GOAL |
Output the records exactly as they appear, with no pictures included.

DATASET |

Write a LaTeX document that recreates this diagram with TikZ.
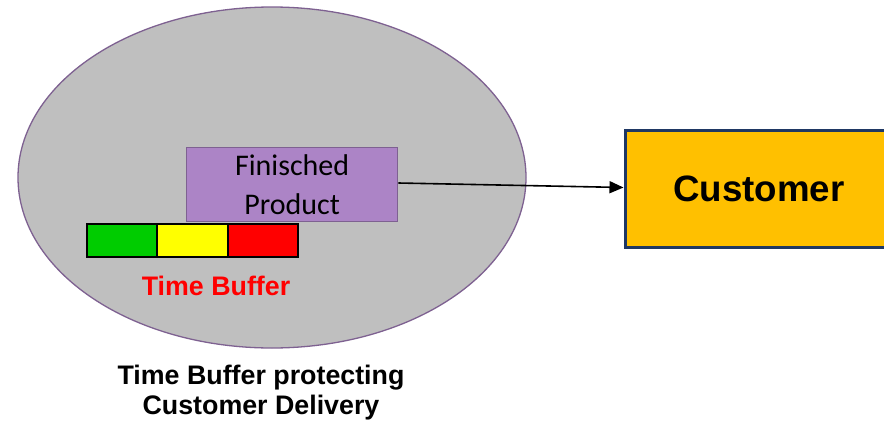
\documentclass[tikz,border=0pt]{standalone}
\usepackage{fontspec}
\setmainfont{Liberation Sans}
\newfontfamily\calibri{Carlito}
\usetikzlibrary{shapes.geometric,arrows.meta}
\definecolor{ellfill}{HTML}{BFBFBF}
\definecolor{ellline}{HTML}{7E6191}
\definecolor{fpfill}{HTML}{AC84C6}
\definecolor{fpline}{HTML}{7E6191}
\definecolor{custfill}{HTML}{FFC000}
\definecolor{custline}{HTML}{1F3864}
\definecolor{bgreen}{HTML}{00CC00}
\definecolor{byellow}{HTML}{FFFF00}
\definecolor{bred}{HTML}{FF0000}
\tikzset{
  seg/.style={draw=black, line width=2pt, minimum width=70pt, minimum height=33pt, inner sep=0pt, anchor=north west},
  boldlbl/.style={font=\fontsize{26.8}{30}\selectfont\bfseries, align=center, inner sep=0pt},
}
\begin{document}
\begin{tikzpicture}[x=1pt,y=-1pt]
\useasboundingbox[fill=white] (0,0) rectangle (884,423);
\node[ellipse, draw=ellline, line width=1.3pt, fill=ellfill, minimum width=508pt, minimum height=341pt, inner sep=0pt] (ell) at (272,177.5) {};
\node[draw=fpline, line width=1.3pt, fill=fpfill, minimum width=211pt, minimum height=74pt, inner sep=0pt, anchor=north west, align=center, font=\calibri\fontsize{30}{39}\selectfont] (fp) at (186,147) {Finisched\\Product};
\node[seg, fill=bgreen] (g) at (86,222.5) {};
\node[seg, fill=byellow, minimum width=71pt] (yel) at (156,222.5) {};
\node[seg, fill=bred, minimum width=70pt] (r) at (227,222.5) {};
\node[boldlbl, text=bred] (tb) at (216,286) {Time Buffer};
\node[draw=custline, line width=3pt, fill=custfill, minimum width=268pt, minimum height=117pt, inner sep=0pt, anchor=north west, font=\fontsize{36.7}{40}\selectfont\bfseries] (cust) at (623.5,129) {Customer};
\node[boldlbl, anchor=north] (cap) at (261,365) {Time Buffer protecting\\Customer Delivery};
\draw[line width=1.6pt, -{Triangle[length=14pt,width=12pt]}] (fp.east |- 0,183) -- (cust.west |- 0,187.5);
\end{tikzpicture}
\end{document}
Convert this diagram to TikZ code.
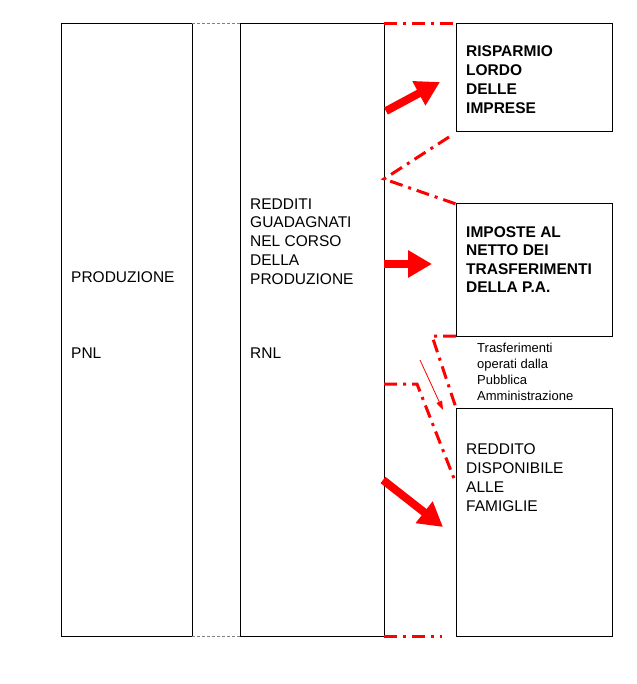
\documentclass[tikz,border=0pt]{standalone}
\usepackage{fontspec}
\setmainfont{Liberation Sans}
\usetikzlibrary{arrows.meta}
\begin{document}
\begin{tikzpicture}[x=1pt,y=-1pt,
  box/.style={draw=black, line width=1pt, anchor=north west, inner sep=0pt, outer sep=0pt},
  lbl/.style={anchor=north west, inner sep=0pt, align=left, font=\fontsize{15.5}{18.7}\selectfont},
  one/.style={anchor=west, inner sep=0pt, font=\fontsize{15.5}{18.7}\selectfont},
  small/.style={anchor=north west, inner sep=0pt, align=left, font=\fontsize{13}{15.7}\selectfont},
  rd/.style={draw=red, line width=3pt, dash pattern=on 13pt off 6pt on 3pt off 6pt},
  fat/.style={draw=red, line width=8pt, -{Triangle[length=24pt,width=26pt]}},
  gd/.style={draw=gray, line width=1pt, dash pattern=on 3pt off 2pt},
]
\useasboundingbox (0,0) rectangle (636,684);
\fill[white] (0,0) rectangle (636,684);
% boxes
\node (pro) [box, minimum width=131pt, minimum height=612pt] at (61,24) {};
\node (rnl) [box, minimum width=144pt, minimum height=612pt] at (240,24) {};
\node (ris) [box, minimum width=156pt, minimum height=108pt] at (456,24) {};
\node (imp) [box, minimum width=156pt, minimum height=132pt] at (456,204) {};
\node (rdf) [box, minimum width=156pt, minimum height=228pt] at (456,408) {};
% gray dashed joins
\draw[gd] (pro.north east) -- (rnl.north west);
\draw[gd] (pro.south east) -- (rnl.south west);
% texts
\node (tpro) [one] at (71,277) {PRODUZIONE};
\node (tpnl) [one] at (71,353) {PNL};
\node (tred) [lbl] at (250,198.4) {REDDITI\\GUADAGNATI\\NEL CORSO\\DELLA\\PRODUZIONE};
\node (trnl) [one] at (250,353) {RNL};
\node (tris) [lbl, font=\fontsize{15.5}{18.9}\selectfont\bfseries] at (466,45.4) {RISPARMIO\\LORDO\\DELLE\\IMPRESE};
\node (timp) [lbl, font=\fontsize{15.5}{18.5}\selectfont\bfseries] at (466,226.4) {IMPOSTE AL\\NETTO DEI\\TRASFERIMENTI\\DELLA P.A.};
\node (trdf) [lbl, font=\fontsize{15.5}{19}\selectfont] at (466,443.4) {REDDITO\\DISPONIBILE\\ALLE\\FAMIGLIE};
\node (ttra) [small] at (477,343.3) {Trasferimenti\\operati dalla\\Pubblica\\Amministrazione};
% coordinates
\coordinate (bot) at (442,636);
\coordinate (v1) at (449,137);
\coordinate (v2) at (384,179);
\coordinate (a1) at (432,336);
\coordinate (b0) at (384,384);
\coordinate (b1) at (417,384);
\coordinate (b2) at (455,481);
\coordinate (s0) at (420,360);
\coordinate (s1) at (443,410);
\coordinate (f1a) at (386,111);
\coordinate (f1b) at (440,82);
\coordinate (f2a) at (384,264);
\coordinate (f2b) at (432,264);
\coordinate (f3a) at (383,480);
\coordinate (f3b) at (443,527);
% red dash-dot lines
\draw[rd] (rnl.north east) -- (ris.north west);
\draw[rd] (rnl.south east) -- (bot);
\draw[rd] (v1) -- (v2) -- (imp.north west);
\draw[rd] (imp.south west) -- (a1) -- (rdf.north west);
\draw[rd] (b0) -- (b1) -- (b2);
% thin arrow
\draw[red, line width=0.8pt, -{Triangle[length=9pt,width=6pt]}] (s0) -- (s1);
% fat arrows
\draw[fat] (f1a) -- (f1b);
\draw[fat] (f2a) -- (f2b);
\draw[fat] (f3a) -- (f3b);
\end{tikzpicture}
\end{document}
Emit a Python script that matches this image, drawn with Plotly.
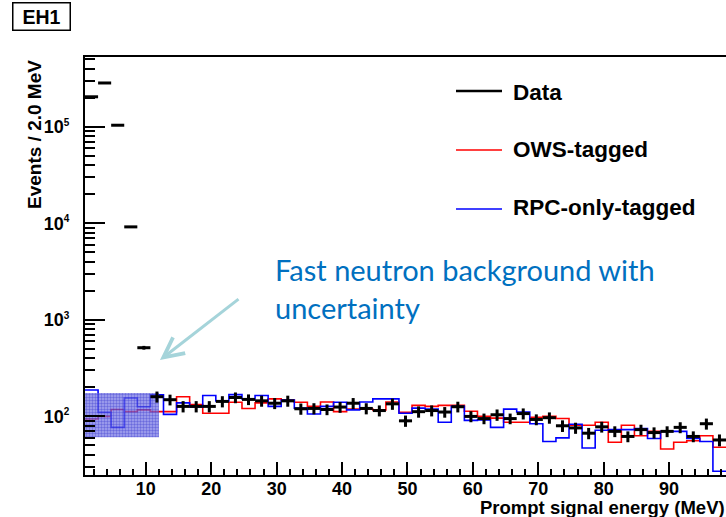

ANSWER TO THIS EXERCISE |
Write a LaTeX document that recreates this diagram with TikZ.
\documentclass[tikz,border=0pt]{standalone}
\usepackage{fontspec}
\setmainfont{Liberation Sans}
\newfontfamily\calibri{Carlito}
\usetikzlibrary{shapes.geometric,arrows.meta}
\definecolor{ellfill}{HTML}{BFBFBF}
\definecolor{ellline}{HTML}{7E6191}
\definecolor{fpfill}{HTML}{AC84C6}
\definecolor{fpline}{HTML}{7E6191}
\definecolor{custfill}{HTML}{FFC000}
\definecolor{custline}{HTML}{1F3864}
\definecolor{bgreen}{HTML}{00CC00}
\definecolor{byellow}{HTML}{FFFF00}
\definecolor{bred}{HTML}{FF0000}
\tikzset{
  seg/.style={draw=black, line width=2pt, minimum width=70pt, minimum height=33pt, inner sep=0pt, anchor=north west},
  boldlbl/.style={font=\fontsize{26.8}{30}\selectfont\bfseries, align=center, inner sep=0pt},
}
\begin{document}
\begin{tikzpicture}[x=1pt,y=-1pt]
\useasboundingbox[fill=white] (0,0) rectangle (884,423);
\node[ellipse, draw=ellline, line width=1.3pt, fill=ellfill, minimum width=508pt, minimum height=341pt, inner sep=0pt] (ell) at (272,177.5) {};
\node[draw=fpline, line width=1.3pt, fill=fpfill, minimum width=211pt, minimum height=74pt, inner sep=0pt, anchor=north west, align=center, font=\calibri\fontsize{30}{39}\selectfont] (fp) at (186,147) {Finisched\\Product};
\node[seg, fill=bgreen] (g) at (86,222.5) {};
\node[seg, fill=byellow, minimum width=71pt] (yel) at (156,222.5) {};
\node[seg, fill=bred, minimum width=70pt] (r) at (227,222.5) {};
\node[boldlbl, text=bred] (tb) at (216,286) {Time Buffer};
\node[draw=custline, line width=3pt, fill=custfill, minimum width=268pt, minimum height=117pt, inner sep=0pt, anchor=north west, font=\fontsize{36.7}{40}\selectfont\bfseries] (cust) at (623.5,129) {Customer};
\node[boldlbl, anchor=north] (cap) at (261,365) {Time Buffer protecting\\Customer Delivery};
\draw[line width=1.6pt, -{Triangle[length=14pt,width=12pt]}] (fp.east |- 0,183) -- (cust.west |- 0,187.5);
\end{tikzpicture}
\end{document}
Convert this diagram to TikZ code.
\documentclass[tikz,border=0pt]{standalone}
\usepackage{fontspec}
\setmainfont{Liberation Sans}
\usetikzlibrary{arrows.meta}
\begin{document}
\begin{tikzpicture}[x=1pt,y=-1pt,
  box/.style={draw=black, line width=1pt, anchor=north west, inner sep=0pt, outer sep=0pt},
  lbl/.style={anchor=north west, inner sep=0pt, align=left, font=\fontsize{15.5}{18.7}\selectfont},
  one/.style={anchor=west, inner sep=0pt, font=\fontsize{15.5}{18.7}\selectfont},
  small/.style={anchor=north west, inner sep=0pt, align=left, font=\fontsize{13}{15.7}\selectfont},
  rd/.style={draw=red, line width=3pt, dash pattern=on 13pt off 6pt on 3pt off 6pt},
  fat/.style={draw=red, line width=8pt, -{Triangle[length=24pt,width=26pt]}},
  gd/.style={draw=gray, line width=1pt, dash pattern=on 3pt off 2pt},
]
\useasboundingbox (0,0) rectangle (636,684);
\fill[white] (0,0) rectangle (636,684);
% boxes
\node (pro) [box, minimum width=131pt, minimum height=612pt] at (61,24) {};
\node (rnl) [box, minimum width=144pt, minimum height=612pt] at (240,24) {};
\node (ris) [box, minimum width=156pt, minimum height=108pt] at (456,24) {};
\node (imp) [box, minimum width=156pt, minimum height=132pt] at (456,204) {};
\node (rdf) [box, minimum width=156pt, minimum height=228pt] at (456,408) {};
% gray dashed joins
\draw[gd] (pro.north east) -- (rnl.north west);
\draw[gd] (pro.south east) -- (rnl.south west);
% texts
\node (tpro) [one] at (71,277) {PRODUZIONE};
\node (tpnl) [one] at (71,353) {PNL};
\node (tred) [lbl] at (250,198.4) {REDDITI\\GUADAGNATI\\NEL CORSO\\DELLA\\PRODUZIONE};
\node (trnl) [one] at (250,353) {RNL};
\node (tris) [lbl, font=\fontsize{15.5}{18.9}\selectfont\bfseries] at (466,45.4) {RISPARMIO\\LORDO\\DELLE\\IMPRESE};
\node (timp) [lbl, font=\fontsize{15.5}{18.5}\selectfont\bfseries] at (466,226.4) {IMPOSTE AL\\NETTO DEI\\TRASFERIMENTI\\DELLA P.A.};
\node (trdf) [lbl, font=\fontsize{15.5}{19}\selectfont] at (466,443.4) {REDDITO\\DISPONIBILE\\ALLE\\FAMIGLIE};
\node (ttra) [small] at (477,343.3) {Trasferimenti\\operati dalla\\Pubblica\\Amministrazione};
% coordinates
\coordinate (bot) at (442,636);
\coordinate (v1) at (449,137);
\coordinate (v2) at (384,179);
\coordinate (a1) at (432,336);
\coordinate (b0) at (384,384);
\coordinate (b1) at (417,384);
\coordinate (b2) at (455,481);
\coordinate (s0) at (420,360);
\coordinate (s1) at (443,410);
\coordinate (f1a) at (386,111);
\coordinate (f1b) at (440,82);
\coordinate (f2a) at (384,264);
\coordinate (f2b) at (432,264);
\coordinate (f3a) at (383,480);
\coordinate (f3b) at (443,527);
% red dash-dot lines
\draw[rd] (rnl.north east) -- (ris.north west);
\draw[rd] (rnl.south east) -- (bot);
\draw[rd] (v1) -- (v2) -- (imp.north west);
\draw[rd] (imp.south west) -- (a1) -- (rdf.north west);
\draw[rd] (b0) -- (b1) -- (b2);
% thin arrow
\draw[red, line width=0.8pt, -{Triangle[length=9pt,width=6pt]}] (s0) -- (s1);
% fat arrows
\draw[fat] (f1a) -- (f1b);
\draw[fat] (f2a) -- (f2b);
\draw[fat] (f3a) -- (f3b);
\end{tikzpicture}
\end{document}
Emit a Python script that matches this image, drawn with Plotly.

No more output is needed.